**REQUIRED TASK**
Extract every line where the string "screenshot" appears.

**INPUT MATERIAL**
□ □ □ □

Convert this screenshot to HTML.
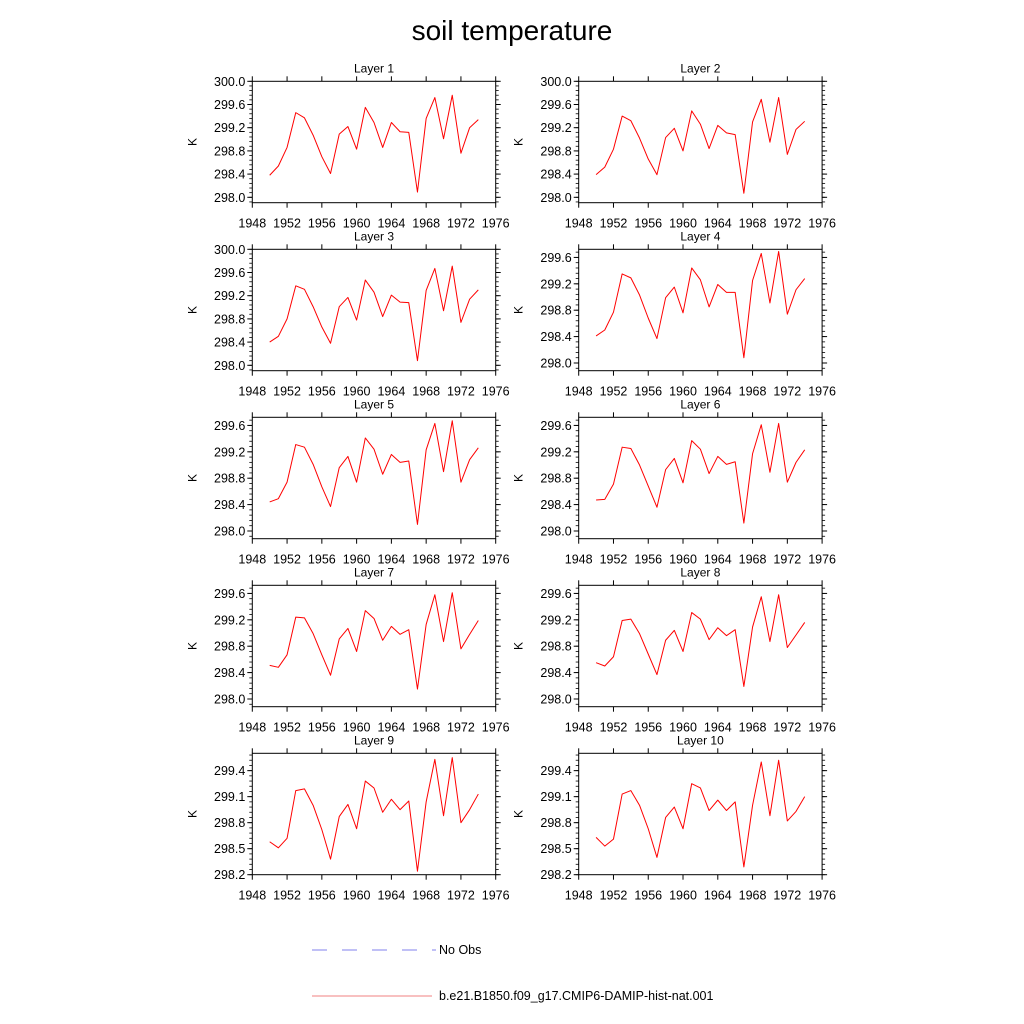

□ □ □ □

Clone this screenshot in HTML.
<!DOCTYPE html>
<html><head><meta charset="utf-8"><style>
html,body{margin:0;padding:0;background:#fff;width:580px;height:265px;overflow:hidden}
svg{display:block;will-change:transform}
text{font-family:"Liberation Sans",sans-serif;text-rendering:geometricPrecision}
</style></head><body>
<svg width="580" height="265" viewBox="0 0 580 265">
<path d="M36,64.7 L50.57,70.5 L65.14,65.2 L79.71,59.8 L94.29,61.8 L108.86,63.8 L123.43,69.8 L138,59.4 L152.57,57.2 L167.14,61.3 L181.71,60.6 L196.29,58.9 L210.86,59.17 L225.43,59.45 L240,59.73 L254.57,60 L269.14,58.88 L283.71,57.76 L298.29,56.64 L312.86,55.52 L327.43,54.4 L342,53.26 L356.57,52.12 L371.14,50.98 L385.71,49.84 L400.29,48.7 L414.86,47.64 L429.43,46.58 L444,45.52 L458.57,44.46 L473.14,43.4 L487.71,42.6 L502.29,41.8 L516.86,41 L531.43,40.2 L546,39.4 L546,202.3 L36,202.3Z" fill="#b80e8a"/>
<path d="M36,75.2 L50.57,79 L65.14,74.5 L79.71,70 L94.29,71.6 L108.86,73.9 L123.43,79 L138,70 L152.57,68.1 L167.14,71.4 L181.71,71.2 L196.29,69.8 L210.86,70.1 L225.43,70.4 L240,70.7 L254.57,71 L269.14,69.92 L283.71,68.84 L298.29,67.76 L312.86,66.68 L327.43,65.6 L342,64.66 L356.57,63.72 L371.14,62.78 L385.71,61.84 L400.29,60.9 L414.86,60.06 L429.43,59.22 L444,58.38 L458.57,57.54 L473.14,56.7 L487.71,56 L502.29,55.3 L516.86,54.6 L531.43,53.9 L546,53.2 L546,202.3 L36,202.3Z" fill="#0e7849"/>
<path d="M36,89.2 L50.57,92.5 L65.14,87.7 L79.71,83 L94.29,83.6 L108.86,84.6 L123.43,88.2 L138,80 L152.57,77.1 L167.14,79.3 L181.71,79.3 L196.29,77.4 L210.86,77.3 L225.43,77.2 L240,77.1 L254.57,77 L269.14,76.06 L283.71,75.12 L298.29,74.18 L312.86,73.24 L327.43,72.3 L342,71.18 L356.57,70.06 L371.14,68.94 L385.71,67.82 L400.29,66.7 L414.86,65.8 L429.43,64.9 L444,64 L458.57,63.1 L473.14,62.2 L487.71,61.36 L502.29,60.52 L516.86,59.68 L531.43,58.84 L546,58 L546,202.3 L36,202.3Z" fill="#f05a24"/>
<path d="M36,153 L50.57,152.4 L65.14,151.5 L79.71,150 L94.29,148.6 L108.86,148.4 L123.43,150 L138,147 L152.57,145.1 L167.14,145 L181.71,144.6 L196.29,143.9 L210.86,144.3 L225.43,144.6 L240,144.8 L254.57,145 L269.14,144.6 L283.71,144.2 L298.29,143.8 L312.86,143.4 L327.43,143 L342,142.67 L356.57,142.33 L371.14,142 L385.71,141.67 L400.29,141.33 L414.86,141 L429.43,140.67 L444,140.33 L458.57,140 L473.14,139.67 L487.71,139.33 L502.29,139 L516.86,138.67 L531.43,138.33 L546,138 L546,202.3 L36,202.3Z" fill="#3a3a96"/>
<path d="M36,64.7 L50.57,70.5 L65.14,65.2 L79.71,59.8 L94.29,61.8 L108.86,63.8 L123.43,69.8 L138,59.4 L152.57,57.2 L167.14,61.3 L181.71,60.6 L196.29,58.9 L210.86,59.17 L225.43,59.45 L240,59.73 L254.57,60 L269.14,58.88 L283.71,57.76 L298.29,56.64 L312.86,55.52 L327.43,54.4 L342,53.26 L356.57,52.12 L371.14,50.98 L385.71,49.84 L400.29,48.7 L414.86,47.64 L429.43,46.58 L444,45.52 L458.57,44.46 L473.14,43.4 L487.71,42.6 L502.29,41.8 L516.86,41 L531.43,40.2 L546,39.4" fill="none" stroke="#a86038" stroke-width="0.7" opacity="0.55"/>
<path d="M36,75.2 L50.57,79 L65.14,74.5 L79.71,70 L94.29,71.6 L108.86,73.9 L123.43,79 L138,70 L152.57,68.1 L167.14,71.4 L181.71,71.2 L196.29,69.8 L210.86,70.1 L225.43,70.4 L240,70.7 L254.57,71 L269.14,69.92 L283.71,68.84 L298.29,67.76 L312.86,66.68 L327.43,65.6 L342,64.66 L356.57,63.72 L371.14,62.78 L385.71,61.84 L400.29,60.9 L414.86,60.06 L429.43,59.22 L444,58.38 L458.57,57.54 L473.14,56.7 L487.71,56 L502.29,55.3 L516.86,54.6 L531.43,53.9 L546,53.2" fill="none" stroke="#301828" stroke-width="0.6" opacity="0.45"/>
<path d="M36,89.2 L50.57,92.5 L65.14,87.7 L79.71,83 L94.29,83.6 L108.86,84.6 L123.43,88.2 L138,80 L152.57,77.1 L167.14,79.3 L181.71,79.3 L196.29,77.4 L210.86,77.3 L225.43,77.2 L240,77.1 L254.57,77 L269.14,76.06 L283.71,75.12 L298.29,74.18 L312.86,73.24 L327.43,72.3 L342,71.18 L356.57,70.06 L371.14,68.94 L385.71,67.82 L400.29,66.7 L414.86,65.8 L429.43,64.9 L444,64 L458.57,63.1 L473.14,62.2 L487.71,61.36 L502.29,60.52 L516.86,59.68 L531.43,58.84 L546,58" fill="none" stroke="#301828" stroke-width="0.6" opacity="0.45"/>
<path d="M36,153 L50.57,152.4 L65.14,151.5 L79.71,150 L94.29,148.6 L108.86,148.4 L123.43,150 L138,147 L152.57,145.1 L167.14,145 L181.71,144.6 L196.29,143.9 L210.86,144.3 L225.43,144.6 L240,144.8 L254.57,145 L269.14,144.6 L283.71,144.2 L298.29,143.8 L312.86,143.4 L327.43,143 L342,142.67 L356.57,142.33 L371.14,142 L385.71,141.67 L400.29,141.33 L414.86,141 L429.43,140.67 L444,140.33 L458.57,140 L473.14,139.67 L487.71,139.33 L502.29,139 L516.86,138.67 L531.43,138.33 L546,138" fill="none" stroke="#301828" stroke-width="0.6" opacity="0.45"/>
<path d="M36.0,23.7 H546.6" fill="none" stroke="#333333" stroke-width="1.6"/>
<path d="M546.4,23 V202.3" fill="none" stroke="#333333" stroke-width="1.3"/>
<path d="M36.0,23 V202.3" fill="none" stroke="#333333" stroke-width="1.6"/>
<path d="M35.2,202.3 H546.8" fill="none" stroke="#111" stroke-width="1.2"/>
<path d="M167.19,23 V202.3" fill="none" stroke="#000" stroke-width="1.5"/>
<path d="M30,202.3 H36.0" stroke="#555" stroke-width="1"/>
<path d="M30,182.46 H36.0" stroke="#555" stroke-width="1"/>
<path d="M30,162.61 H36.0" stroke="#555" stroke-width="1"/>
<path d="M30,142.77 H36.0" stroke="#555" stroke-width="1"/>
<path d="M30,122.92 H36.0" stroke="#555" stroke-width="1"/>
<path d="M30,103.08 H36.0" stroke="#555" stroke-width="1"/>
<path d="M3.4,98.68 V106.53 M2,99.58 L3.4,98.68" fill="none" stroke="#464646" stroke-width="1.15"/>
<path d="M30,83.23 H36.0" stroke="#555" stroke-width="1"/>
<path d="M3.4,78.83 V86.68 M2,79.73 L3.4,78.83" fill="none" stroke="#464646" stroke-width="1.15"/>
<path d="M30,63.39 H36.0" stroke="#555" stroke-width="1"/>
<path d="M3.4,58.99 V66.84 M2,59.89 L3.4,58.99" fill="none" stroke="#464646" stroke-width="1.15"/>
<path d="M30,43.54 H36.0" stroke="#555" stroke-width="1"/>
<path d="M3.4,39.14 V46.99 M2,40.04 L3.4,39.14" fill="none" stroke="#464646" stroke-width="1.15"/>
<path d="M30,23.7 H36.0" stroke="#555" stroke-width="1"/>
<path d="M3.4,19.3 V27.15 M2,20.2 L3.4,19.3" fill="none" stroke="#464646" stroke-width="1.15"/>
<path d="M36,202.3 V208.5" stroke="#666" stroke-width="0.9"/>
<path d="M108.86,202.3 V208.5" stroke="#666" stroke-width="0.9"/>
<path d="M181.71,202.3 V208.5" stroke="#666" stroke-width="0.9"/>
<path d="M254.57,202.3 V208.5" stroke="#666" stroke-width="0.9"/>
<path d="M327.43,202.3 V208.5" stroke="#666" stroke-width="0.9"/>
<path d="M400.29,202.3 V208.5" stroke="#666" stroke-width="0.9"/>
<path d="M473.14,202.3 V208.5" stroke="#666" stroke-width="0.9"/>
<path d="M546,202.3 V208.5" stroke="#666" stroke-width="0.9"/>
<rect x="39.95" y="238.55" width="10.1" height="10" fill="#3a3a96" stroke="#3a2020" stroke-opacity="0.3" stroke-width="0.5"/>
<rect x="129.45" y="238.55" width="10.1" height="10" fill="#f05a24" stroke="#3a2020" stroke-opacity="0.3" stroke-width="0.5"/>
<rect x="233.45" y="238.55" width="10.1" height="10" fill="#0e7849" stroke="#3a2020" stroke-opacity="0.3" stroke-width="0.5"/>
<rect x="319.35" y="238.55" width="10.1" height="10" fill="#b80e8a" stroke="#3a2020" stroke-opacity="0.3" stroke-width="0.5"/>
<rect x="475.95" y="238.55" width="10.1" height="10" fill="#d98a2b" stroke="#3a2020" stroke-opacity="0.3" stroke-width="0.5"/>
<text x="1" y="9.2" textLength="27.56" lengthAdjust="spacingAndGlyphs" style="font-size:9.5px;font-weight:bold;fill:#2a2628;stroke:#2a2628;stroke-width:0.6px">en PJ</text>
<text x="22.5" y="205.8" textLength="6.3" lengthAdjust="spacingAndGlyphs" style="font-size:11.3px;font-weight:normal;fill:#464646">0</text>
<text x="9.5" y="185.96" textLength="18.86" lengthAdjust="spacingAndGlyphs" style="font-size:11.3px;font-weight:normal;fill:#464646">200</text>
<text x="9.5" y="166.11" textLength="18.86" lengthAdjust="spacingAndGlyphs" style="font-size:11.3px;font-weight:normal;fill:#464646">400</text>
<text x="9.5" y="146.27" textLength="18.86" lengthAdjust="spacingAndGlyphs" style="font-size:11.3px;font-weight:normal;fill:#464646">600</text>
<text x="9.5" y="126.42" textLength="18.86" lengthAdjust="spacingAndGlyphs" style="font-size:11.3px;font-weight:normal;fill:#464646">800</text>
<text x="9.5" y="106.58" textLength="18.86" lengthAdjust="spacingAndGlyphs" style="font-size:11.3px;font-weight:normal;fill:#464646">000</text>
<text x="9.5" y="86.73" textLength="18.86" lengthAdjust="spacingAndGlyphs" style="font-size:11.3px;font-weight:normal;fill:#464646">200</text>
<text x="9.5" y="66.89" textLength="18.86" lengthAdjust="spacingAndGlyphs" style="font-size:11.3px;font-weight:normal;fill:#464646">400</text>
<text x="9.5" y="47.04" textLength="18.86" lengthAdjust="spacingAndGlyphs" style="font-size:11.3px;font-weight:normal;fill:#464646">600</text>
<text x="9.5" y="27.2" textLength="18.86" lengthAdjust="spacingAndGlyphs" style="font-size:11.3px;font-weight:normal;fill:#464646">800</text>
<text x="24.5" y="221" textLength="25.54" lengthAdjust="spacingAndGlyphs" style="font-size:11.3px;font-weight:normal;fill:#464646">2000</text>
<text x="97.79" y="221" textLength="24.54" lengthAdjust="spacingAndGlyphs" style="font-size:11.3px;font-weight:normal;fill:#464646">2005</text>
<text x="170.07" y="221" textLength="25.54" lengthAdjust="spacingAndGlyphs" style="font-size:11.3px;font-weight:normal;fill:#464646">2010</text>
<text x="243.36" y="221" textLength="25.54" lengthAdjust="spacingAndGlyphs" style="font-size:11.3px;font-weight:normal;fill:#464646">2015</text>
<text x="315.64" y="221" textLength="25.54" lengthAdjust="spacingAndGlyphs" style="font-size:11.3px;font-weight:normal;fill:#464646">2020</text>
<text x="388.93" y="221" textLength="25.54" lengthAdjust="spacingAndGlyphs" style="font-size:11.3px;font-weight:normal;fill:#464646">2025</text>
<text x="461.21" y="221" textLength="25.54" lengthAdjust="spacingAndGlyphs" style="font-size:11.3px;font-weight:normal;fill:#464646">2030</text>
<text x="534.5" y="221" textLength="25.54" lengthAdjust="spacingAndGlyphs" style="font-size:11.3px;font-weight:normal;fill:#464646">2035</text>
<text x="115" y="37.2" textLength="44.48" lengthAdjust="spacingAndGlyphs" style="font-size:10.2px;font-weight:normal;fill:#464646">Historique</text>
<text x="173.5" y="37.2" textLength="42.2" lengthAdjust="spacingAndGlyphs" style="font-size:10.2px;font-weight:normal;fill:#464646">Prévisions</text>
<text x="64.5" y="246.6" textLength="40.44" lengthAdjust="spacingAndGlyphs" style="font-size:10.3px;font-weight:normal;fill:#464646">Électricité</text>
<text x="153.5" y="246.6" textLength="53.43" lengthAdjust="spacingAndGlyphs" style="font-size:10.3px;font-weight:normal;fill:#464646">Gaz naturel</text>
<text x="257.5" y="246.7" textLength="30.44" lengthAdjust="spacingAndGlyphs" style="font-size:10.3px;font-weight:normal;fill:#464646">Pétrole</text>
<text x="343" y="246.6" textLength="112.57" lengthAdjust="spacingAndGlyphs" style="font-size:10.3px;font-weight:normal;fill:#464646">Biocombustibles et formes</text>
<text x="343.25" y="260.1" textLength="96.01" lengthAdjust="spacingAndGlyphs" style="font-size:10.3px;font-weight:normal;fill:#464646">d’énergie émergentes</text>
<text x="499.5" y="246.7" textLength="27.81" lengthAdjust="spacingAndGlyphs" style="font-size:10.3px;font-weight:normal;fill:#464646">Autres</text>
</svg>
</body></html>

□ □ □ □

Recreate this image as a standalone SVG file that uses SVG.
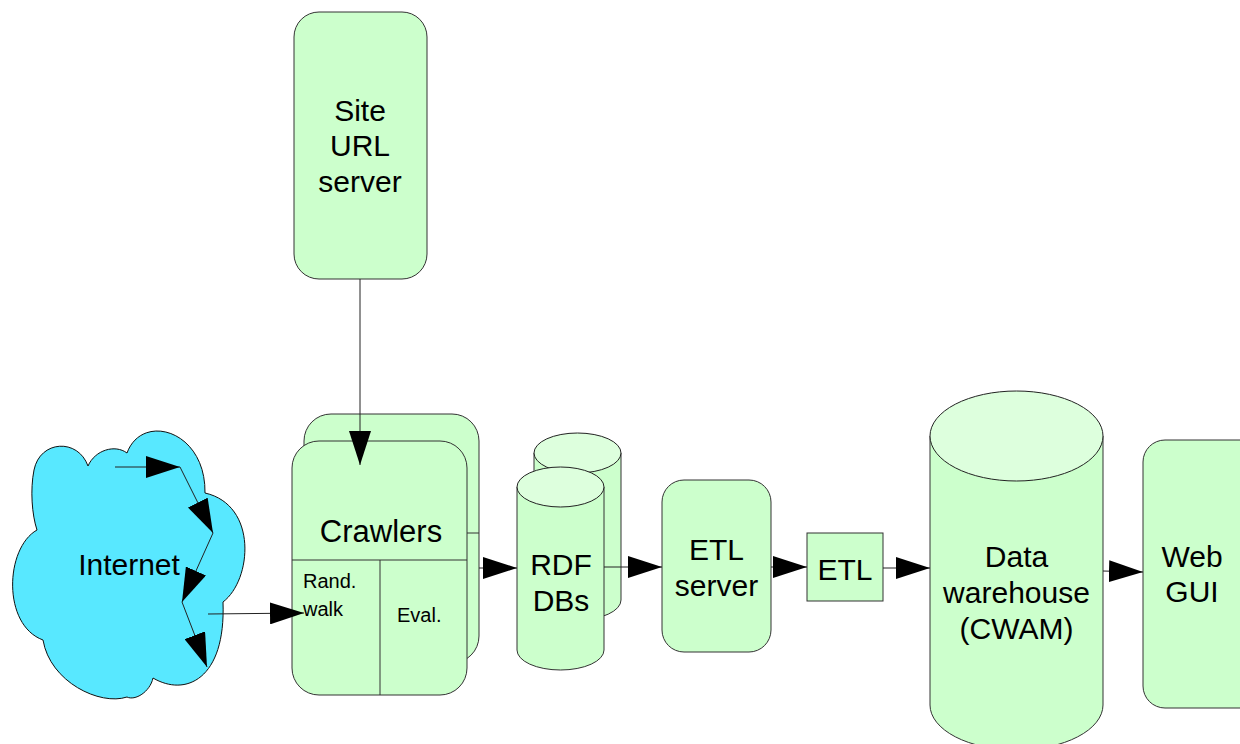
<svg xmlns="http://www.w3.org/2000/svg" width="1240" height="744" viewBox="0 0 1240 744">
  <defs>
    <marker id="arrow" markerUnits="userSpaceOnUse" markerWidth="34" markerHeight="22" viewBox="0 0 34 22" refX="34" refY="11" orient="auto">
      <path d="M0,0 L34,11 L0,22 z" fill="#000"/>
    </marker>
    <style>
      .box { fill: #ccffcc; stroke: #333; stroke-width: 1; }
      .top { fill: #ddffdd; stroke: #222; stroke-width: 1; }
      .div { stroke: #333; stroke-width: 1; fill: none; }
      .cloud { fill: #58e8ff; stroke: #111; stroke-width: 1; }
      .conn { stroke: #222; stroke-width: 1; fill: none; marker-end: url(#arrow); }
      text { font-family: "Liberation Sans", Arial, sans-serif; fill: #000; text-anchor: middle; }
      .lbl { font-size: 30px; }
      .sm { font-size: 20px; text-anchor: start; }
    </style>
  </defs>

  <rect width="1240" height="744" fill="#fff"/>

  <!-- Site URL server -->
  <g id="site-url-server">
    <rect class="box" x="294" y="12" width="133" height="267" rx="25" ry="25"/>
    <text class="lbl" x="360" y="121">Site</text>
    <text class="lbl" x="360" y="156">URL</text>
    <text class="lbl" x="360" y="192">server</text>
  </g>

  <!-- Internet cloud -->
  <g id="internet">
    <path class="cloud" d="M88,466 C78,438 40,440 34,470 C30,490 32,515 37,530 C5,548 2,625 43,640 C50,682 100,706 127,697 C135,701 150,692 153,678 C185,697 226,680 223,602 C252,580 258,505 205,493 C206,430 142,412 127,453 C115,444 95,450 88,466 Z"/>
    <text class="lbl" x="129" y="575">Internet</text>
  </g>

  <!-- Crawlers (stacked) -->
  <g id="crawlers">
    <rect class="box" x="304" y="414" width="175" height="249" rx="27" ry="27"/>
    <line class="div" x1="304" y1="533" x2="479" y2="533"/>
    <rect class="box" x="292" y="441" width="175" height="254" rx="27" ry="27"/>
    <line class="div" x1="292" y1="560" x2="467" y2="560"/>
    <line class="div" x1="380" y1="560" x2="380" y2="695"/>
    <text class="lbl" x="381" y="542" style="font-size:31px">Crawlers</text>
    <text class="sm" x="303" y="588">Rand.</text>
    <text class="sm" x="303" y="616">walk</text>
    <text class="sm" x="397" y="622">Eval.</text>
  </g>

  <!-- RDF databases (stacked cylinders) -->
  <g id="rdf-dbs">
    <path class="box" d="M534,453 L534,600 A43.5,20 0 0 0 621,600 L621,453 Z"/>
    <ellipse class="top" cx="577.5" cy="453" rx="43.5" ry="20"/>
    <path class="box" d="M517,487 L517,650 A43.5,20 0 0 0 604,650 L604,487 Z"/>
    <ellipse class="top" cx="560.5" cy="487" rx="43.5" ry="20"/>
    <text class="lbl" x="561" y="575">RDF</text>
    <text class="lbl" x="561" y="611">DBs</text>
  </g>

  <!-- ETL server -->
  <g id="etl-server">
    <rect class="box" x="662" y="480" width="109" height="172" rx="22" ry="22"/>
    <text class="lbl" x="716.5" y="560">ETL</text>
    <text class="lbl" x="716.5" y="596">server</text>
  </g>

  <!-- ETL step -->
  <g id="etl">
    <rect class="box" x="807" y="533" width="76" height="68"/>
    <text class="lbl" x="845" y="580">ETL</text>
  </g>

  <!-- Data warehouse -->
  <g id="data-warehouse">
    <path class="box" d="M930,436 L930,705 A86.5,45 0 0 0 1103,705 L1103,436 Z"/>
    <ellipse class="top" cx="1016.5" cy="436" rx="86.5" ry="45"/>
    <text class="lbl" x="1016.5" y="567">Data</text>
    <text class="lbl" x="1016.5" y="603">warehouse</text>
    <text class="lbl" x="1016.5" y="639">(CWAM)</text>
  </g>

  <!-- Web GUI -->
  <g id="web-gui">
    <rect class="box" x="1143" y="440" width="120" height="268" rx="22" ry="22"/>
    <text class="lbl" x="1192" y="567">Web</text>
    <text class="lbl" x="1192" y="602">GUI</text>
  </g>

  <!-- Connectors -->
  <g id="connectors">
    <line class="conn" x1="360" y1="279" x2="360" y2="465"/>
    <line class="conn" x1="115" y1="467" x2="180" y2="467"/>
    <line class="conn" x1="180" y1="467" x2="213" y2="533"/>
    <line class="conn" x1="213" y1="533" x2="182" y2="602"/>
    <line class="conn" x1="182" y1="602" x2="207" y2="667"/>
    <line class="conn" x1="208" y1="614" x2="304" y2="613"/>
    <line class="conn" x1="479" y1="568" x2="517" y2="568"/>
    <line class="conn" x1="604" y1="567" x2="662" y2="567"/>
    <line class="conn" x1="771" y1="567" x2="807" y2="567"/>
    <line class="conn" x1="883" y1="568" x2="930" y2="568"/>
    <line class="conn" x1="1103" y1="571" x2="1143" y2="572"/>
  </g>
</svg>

□ □ □ □

**WRITTEN ANSWER**
Convert this screenshot to HTML.
Clone this screenshot in HTML.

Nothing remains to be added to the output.